Todas as pessoas na Terra devem estar cobertas por um sistema de alerta precoce até 2027 – implementando o Plano de Ação que lançamos no ano passado.

 E os países devem considerar um conjunto de metas globais para mobilizar ação internacional e apoio à adaptação.


Isso leva à terceira área de ação acelerada – finanças.

 As promessas feitas sobre o financiamento climático internacional devem ser cumpridas.

 Os países desenvolvidos devem honrar seus compromissos de fornecer US$ 100 bilhões por ano aos países em desenvolvimento para apoio climático e reabastecer totalmente o Fundo Verde para o Clima.

Preocupa-me que apenas dois países do G7 – Canadá e Alemanha – tenham feito até agora promessas de reabastecimento.

Os países também devem operacionalizar o fundo de perdas e danos na COP28 deste ano. Sem mais atrasos; sem mais desculpas.

 De forma mais ampla, muitos bancos, investidores e outros agentes financeiros continuam a recompensar os poluidores e a incentivar a destruição do planeta.

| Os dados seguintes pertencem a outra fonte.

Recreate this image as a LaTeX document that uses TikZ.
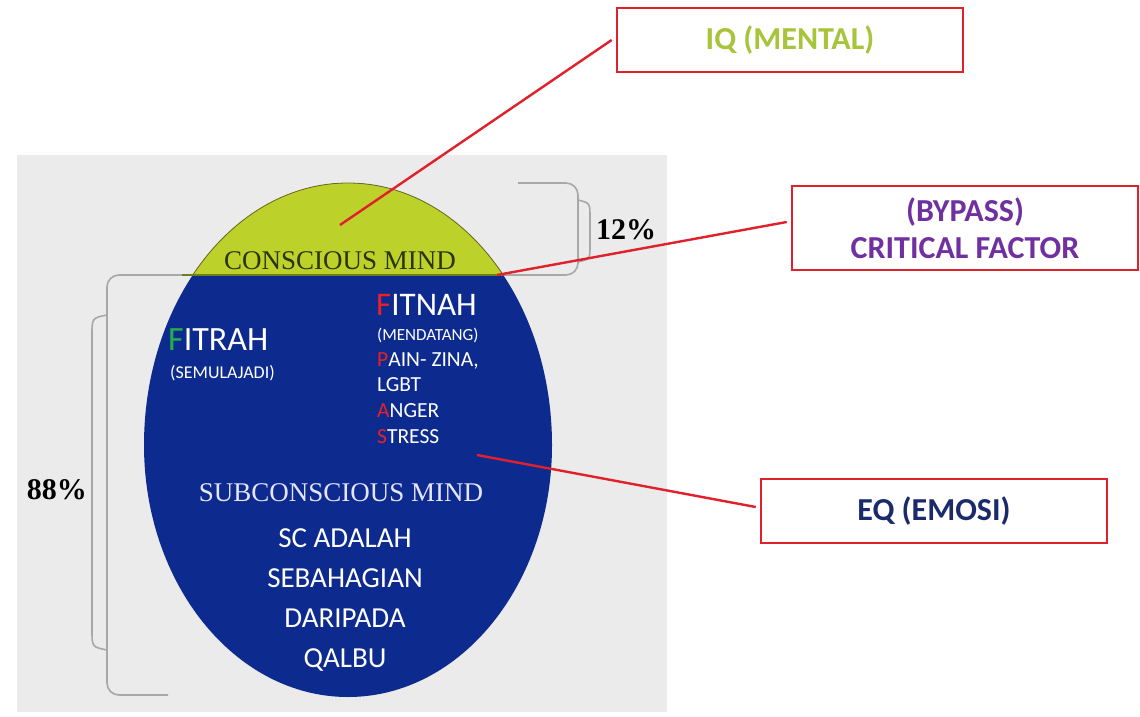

Precisamos de uma correção de curso no sistema financeiro global para que ele apoie uma ação climática acelerada.

 Isso inclui colocar um preço no carbono e pressionar os bancos multilaterais de desenvolvimento a revisar seus modelos de negócios e abordagens de risco.

 Precisamos que os bancos multilaterais de desenvolvimento alavanquem seus fundos para mobilizar muito mais financiamento privado a um custo razoável para os países em desenvolvimento – e ampliar seu financiamento para energias renováveis, adaptação e perdas e danos.


Em todas essas áreas, precisamos de governos, sociedade civil, empresas e outros a trabalhar em parceria para obter resultados.

Estou ansioso para receber os pioneiros e executores da Agenda de Aceleração em Nova York para o Climate Ambition Summit em setembro.

E ouvir como os líderes responderão aos factos diante de nós. Este é o preço de entrada.

 A evidência está em toda parte: a humanidade desencadeou a destruição.

 Isso não deve inspirar desespero, mas ação.

 Ainda podemos impedir o pior.

 Mas, para isso, devemos transformar um ano de calor ardente num ano de ambição ardente.

 E acelerem a ação climática – agora.»